The solution to this problem is to employ user namespaces. Supported with Docker version 1.10, these allow the host to map its uid and gid to another uid and gid specific to a container. This prevents the container root user from modifying the underlying host files. Here's how to set it up:

Enable user namespace remapping by adding the following in your /etc/docker/daemon.json: { "userns-remap": "default" }
(The default user for this namespace remapping is "dockremap", but its possible to specify a custom one.)

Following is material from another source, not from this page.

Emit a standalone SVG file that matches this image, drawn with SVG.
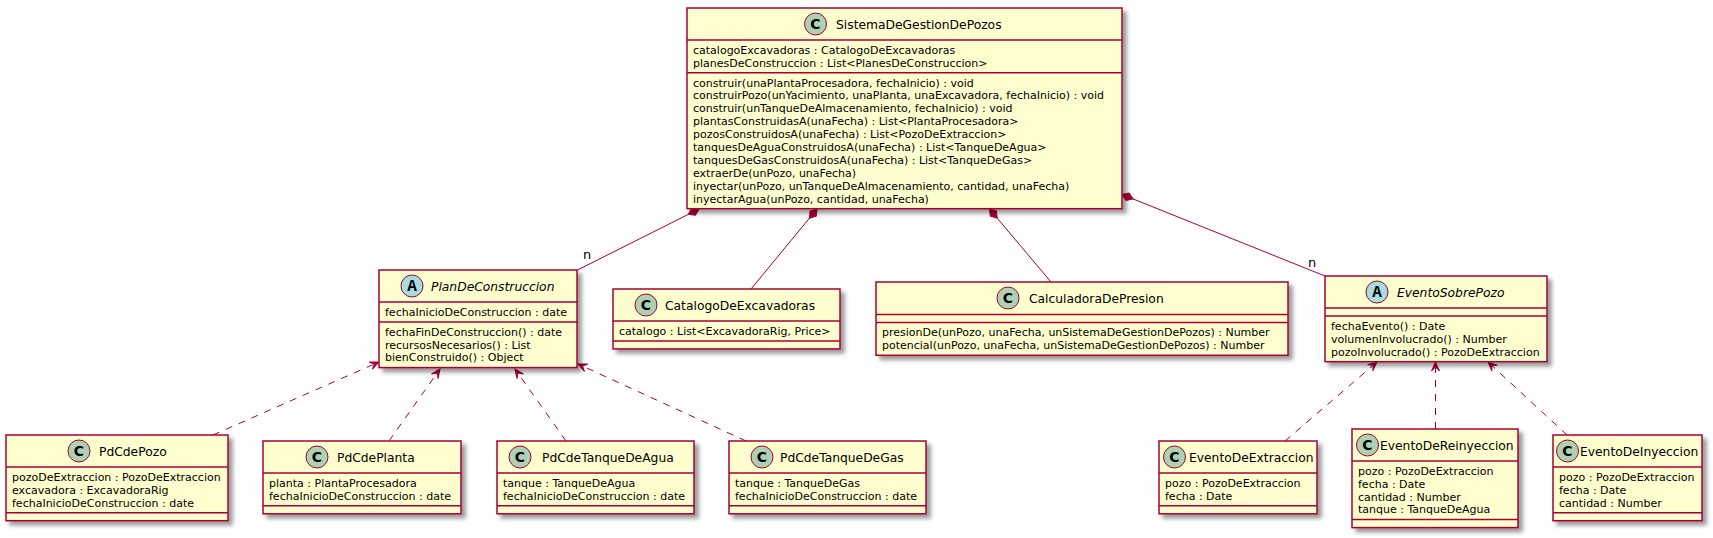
<svg xmlns="http://www.w3.org/2000/svg" width="1713" height="538" viewBox="0 0 1713 538">
<style>
.box{fill:#FEFECE;stroke:#A80036;stroke-width:1.5;filter:url(#sh)}
.sep{stroke:#A80036;stroke-width:1.5}
.cc{fill:#ADD1B2;stroke:#A80036;stroke-width:1}
.ca{fill:#A9DCDF;stroke:#A80036;stroke-width:1}
.lc{font-family:"DejaVu Sans",sans-serif;font-weight:bold;font-size:14px;text-anchor:middle;fill:#000}
.la{font-family:"Liberation Mono","DejaVu Sans Mono",monospace;font-weight:bold;font-size:16px;text-anchor:middle;fill:#000}
.h{font-family:"DejaVu Sans",sans-serif;font-size:12.3px;fill:#000}
.hi{font-style:italic}
.t{font-family:"DejaVu Sans",sans-serif;font-size:11px;fill:#000}
.lbl{font-family:"DejaVu Sans",sans-serif;font-size:13px;fill:#000}
.edge{stroke:#A80036;stroke-width:1;fill:none}
.dash{stroke-dasharray:7,7}
.comp{marker-start:url(#dia)}
.dep{marker-end:url(#arr)}
</style>
<defs>
<filter id="sh" x="-1" y="-1" width="300%" height="300%">
<feGaussianBlur result="b1" stdDeviation="2"/>
<feColorMatrix type="matrix" in="b1" result="b2" values="0 0 0 0 0 0 0 0 0 0 0 0 0 0 0 0 0 0 .4 0"/>
<feOffset dx="4" dy="4" in="b2" result="b3"/>
<feBlend in="SourceGraphic" in2="b3" mode="normal"/>
</filter>
<marker id="dia" markerUnits="userSpaceOnUse" orient="auto" overflow="visible" markerWidth="1" markerHeight="1" refX="0" refY="0">
<path d="M0,0 L6,-4 L12,0 L6,4 Z" fill="#A80036" stroke="#A80036" stroke-width="1"/>
</marker>
<marker id="arr" markerUnits="userSpaceOnUse" orient="auto" overflow="visible" markerWidth="1" markerHeight="1" refX="0" refY="0">
<path d="M0,0 L-9,-4 L-5,0 L-9,4 Z" fill="#A80036" stroke="#A80036" stroke-width="1"/>
</marker>
</defs>
<rect width="1713" height="538" fill="#FFFFFF"/>

<g id="connectors">
<path class="edge comp" d="M699,209 L577.5,270"/>
<path class="edge comp" d="M817,209 L751,289"/>
<path class="edge comp" d="M989.5,209 L1051,282"/>
<path class="edge comp" d="M1122,194.5 L1325,276"/>
<text class="lbl" x="583" y="259">n</text>
<text class="lbl" x="1308" y="267">n</text>
<path class="edge dash dep" d="M213,435 L379,362"/>
<path class="edge dash dep" d="M389,441 L440,369"/>
<path class="edge dash dep" d="M566,441 L515,369"/>
<path class="edge dash dep" d="M746,441 L578,364"/>
<path class="edge dash dep" d="M1285,441 L1377,362"/>
<path class="edge dash dep" d="M1435.5,429 L1435.5,362"/>
<path class="edge dash dep" d="M1567,435 L1488,362"/>
</g>

<g id="SistemaDeGestionDePozos">
<rect class="box" x="687" y="8" width="435" height="200.7"/>
<circle class="cc" cx="815.5" cy="24" r="11"/>
<text class="lc" x="815.5" y="29">C</text>
<text class="h" x="836" y="28.5">SistemaDeGestionDePozos</text>
<line class="sep" x1="687" y1="40" x2="1122" y2="40"/>
<line class="sep" x1="687" y1="72.8" x2="1122" y2="72.8"/>
<text class="t" x="693" y="53.7">catalogoExcavadoras : CatalogoDeExcavadoras</text>
<text class="t" x="693" y="66.6">planesDeConstruccion : List&lt;PlanesDeConstruccion&gt;</text>
<text class="t" x="693" y="86.5">construir(unaPlantaProcesadora, fechaInicio) : void</text>
<text class="t" x="693" y="99.4">construirPozo(unYacimiento, unaPlanta, unaExcavadora, fechaInicio) : void</text>
<text class="t" x="693" y="112.3">construir(unTanqueDeAlmacenamiento, fechaInicio) : void</text>
<text class="t" x="693" y="125.2">plantasConstruidasA(unaFecha) : List&lt;PlantaProcesadora&gt;</text>
<text class="t" x="693" y="138.1">pozosConstruidosA(unaFecha) : List&lt;PozoDeExtraccion&gt;</text>
<text class="t" x="693" y="150.9">tanquesDeAguaConstruidosA(unaFecha) : List&lt;TanqueDeAgua&gt;</text>
<text class="t" x="693" y="163.8">tanquesDeGasConstruidosA(unaFecha) : List&lt;TanqueDeGas&gt;</text>
<text class="t" x="693" y="176.7">extraerDe(unPozo, unaFecha)</text>
<text class="t" x="693" y="189.6">inyectar(unPozo, unTanqueDeAlmacenamiento, cantidad, unaFecha)</text>
<text class="t" x="693" y="202.5">inyectarAgua(unPozo, cantidad, unaFecha)</text>
</g>

<g id="PlanDeConstruccion">
<rect class="box" x="379" y="270" width="198" height="97.6"/>
<circle class="ca" cx="412" cy="286" r="11"/>
<text class="la" x="412" y="290.5">A</text>
<text class="h hi" x="431" y="290.5">PlanDeConstruccion</text>
<line class="sep" x1="379" y1="302" x2="577" y2="302"/>
<line class="sep" x1="379" y1="321.9" x2="577" y2="321.9"/>
<text class="t" x="385" y="315.7">fechaInicioDeConstruccion : date</text>
<text class="t" x="385" y="335.6">fechaFinDeConstruccion() : date</text>
<text class="t" x="385" y="348.5">recursosNecesarios() : List</text>
<text class="t" x="385" y="361.4">bienConstruido() : Object</text>
</g>

<g id="CatalogoDeExcavadoras">
<rect class="box" x="613" y="289" width="227" height="59.9"/>
<circle class="cc" cx="646" cy="305" r="11"/>
<text class="lc" x="646" y="310">C</text>
<text class="h" x="665" y="309.5">CatalogoDeExcavadoras</text>
<line class="sep" x1="613" y1="321" x2="840" y2="321"/>
<line class="sep" x1="613" y1="340.9" x2="840" y2="340.9"/>
<text class="t" x="619" y="334.7">catalogo : List&lt;ExcavadoraRig, Price&gt;</text>
</g>

<g id="CalculadoraDePresion">
<rect class="box" x="876" y="282" width="412" height="73.3"/>
<circle class="cc" cx="1008" cy="298" r="11"/>
<text class="lc" x="1008" y="303">C</text>
<text class="h" x="1029" y="302.5">CalculadoraDePresion</text>
<line class="sep" x1="876" y1="314.5" x2="1288" y2="314.5"/>
<line class="sep" x1="876" y1="322.5" x2="1288" y2="322.5"/>
<text class="t" x="882" y="336.2">presionDe(unPozo, unaFecha, unSistemaDeGestionDePozos) : Number</text>
<text class="t" x="882" y="349.1">potencial(unPozo, unaFecha, unSistemaDeGestionDePozos) : Number</text>
</g>

<g id="EventoSobrePozo">
<rect class="box" x="1325" y="276" width="222" height="85.7"/>
<circle class="ca" cx="1377" cy="292" r="11"/>
<text class="la" x="1377" y="296.5">A</text>
<text class="h hi" x="1397" y="296.5">EventoSobrePozo</text>
<line class="sep" x1="1325" y1="308" x2="1547" y2="308"/>
<line class="sep" x1="1325" y1="316" x2="1547" y2="316"/>
<text class="t" x="1331" y="329.7">fechaEvento() : Date</text>
<text class="t" x="1331" y="342.6">volumenInvolucrado() : Number</text>
<text class="t" x="1331" y="355.5">pozoInvolucrado() : PozoDeExtraccion</text>
</g>

<g id="PdCdePozo">
<rect class="box" x="6" y="435" width="222" height="85.7"/>
<circle class="cc" cx="79" cy="451" r="11"/>
<text class="lc" x="79" y="456">C</text>
<text class="h" x="99" y="455.5">PdCdePozo</text>
<line class="sep" x1="6" y1="467" x2="228" y2="467"/>
<line class="sep" x1="6" y1="512.7" x2="228" y2="512.7"/>
<text class="t" x="12" y="480.7">pozoDeExtraccion : PozoDeExtraccion</text>
<text class="t" x="12" y="493.6">excavadora : ExcavadoraRig</text>
<text class="t" x="12" y="506.5">fechaInicioDeConstruccion : date</text>
</g>

<g id="PdCdePlanta">
<rect class="box" x="263" y="441" width="198" height="72.8"/>
<circle class="cc" cx="317" cy="457" r="11"/>
<text class="lc" x="317" y="462">C</text>
<text class="h" x="337" y="461.5">PdCdePlanta</text>
<line class="sep" x1="263" y1="473" x2="461" y2="473"/>
<line class="sep" x1="263" y1="505.8" x2="461" y2="505.8"/>
<text class="t" x="269" y="486.7">planta : PlantaProcesadora</text>
<text class="t" x="269" y="499.6">fechaInicioDeConstruccion : date</text>
</g>

<g id="PdCdeTanqueDeAgua">
<rect class="box" x="497" y="441" width="197" height="72.8"/>
<circle class="cc" cx="520" cy="457" r="11"/>
<text class="lc" x="520" y="462">C</text>
<text class="h" x="542" y="461.5">PdCdeTanqueDeAgua</text>
<line class="sep" x1="497" y1="473" x2="694" y2="473"/>
<line class="sep" x1="497" y1="505.8" x2="694" y2="505.8"/>
<text class="t" x="503" y="486.7">tanque : TanqueDeAgua</text>
<text class="t" x="503" y="499.6">fechaInicioDeConstruccion : date</text>
</g>

<g id="PdCdeTanqueDeGas">
<rect class="box" x="729" y="441" width="197" height="72.8"/>
<circle class="cc" cx="762" cy="457" r="11"/>
<text class="lc" x="762" y="462">C</text>
<text class="h" x="780" y="461.5">PdCdeTanqueDeGas</text>
<line class="sep" x1="729" y1="473" x2="926" y2="473"/>
<line class="sep" x1="729" y1="505.8" x2="926" y2="505.8"/>
<text class="t" x="735" y="486.7">tanque : TanqueDeGas</text>
<text class="t" x="735" y="499.6">fechaInicioDeConstruccion : date</text>
</g>

<g id="EventoDeExtraccion">
<rect class="box" x="1159" y="441" width="158" height="72.8"/>
<circle class="cc" cx="1174.5" cy="457" r="11"/>
<text class="lc" x="1174.5" y="462">C</text>
<text class="h" x="1189" y="461.5">EventoDeExtraccion</text>
<line class="sep" x1="1159" y1="473" x2="1317" y2="473"/>
<line class="sep" x1="1159" y1="505.8" x2="1317" y2="505.8"/>
<text class="t" x="1165" y="486.7">pozo : PozoDeExtraccion</text>
<text class="t" x="1165" y="499.6">fecha : Date</text>
</g>

<g id="EventoDeReinyeccion">
<rect class="box" x="1352" y="429" width="166" height="98.6"/>
<circle class="cc" cx="1367.5" cy="445" r="11"/>
<text class="lc" x="1367.5" y="450">C</text>
<text class="h" x="1380" y="449.5">EventoDeReinyeccion</text>
<line class="sep" x1="1352" y1="461" x2="1518" y2="461"/>
<line class="sep" x1="1352" y1="519.6" x2="1518" y2="519.6"/>
<text class="t" x="1358" y="474.7">pozo : PozoDeExtraccion</text>
<text class="t" x="1358" y="487.6">fecha : Date</text>
<text class="t" x="1358" y="500.5">cantidad : Number</text>
<text class="t" x="1358" y="513.4">tanque : TanqueDeAgua</text>
</g>

<g id="EventoDeInyeccion">
<rect class="box" x="1553" y="435" width="149" height="85.7"/>
<circle class="cc" cx="1567.5" cy="451" r="11"/>
<text class="lc" x="1567.5" y="456">C</text>
<text class="h" x="1580" y="455.5">EventoDeInyeccion</text>
<line class="sep" x1="1553" y1="467" x2="1702" y2="467"/>
<line class="sep" x1="1553" y1="512.7" x2="1702" y2="512.7"/>
<text class="t" x="1559" y="480.7">pozo : PozoDeExtraccion</text>
<text class="t" x="1559" y="493.6">fecha : Date</text>
<text class="t" x="1559" y="506.5">cantidad : Number</text>
</g>
</svg>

Note, if not using a daemon.json, add the --userns-remap=default flag in your /etc/init.d/docker file after the "daemon" entry: /usr/local/bin/docker daemon --userns-remap=default

Closing Thoughts

The lightweight, portable, and pruned design of containers make them an ideal choice for cloud hosted applications. As we've seen, they require a number of configurations to provide the best security posture. As support in the Linux kernel and Docker engine grows, its important to keep up with vulnerabilities and mitigations for them.

One aspect of security that we did not cover is monitoring. It goes without saying, you should be monitoring your container resources, response time, access and modifications daily. Keep an eye on any API calls to the kernel and external systems. I may cover this in detail in another post. For now, thanks for reading!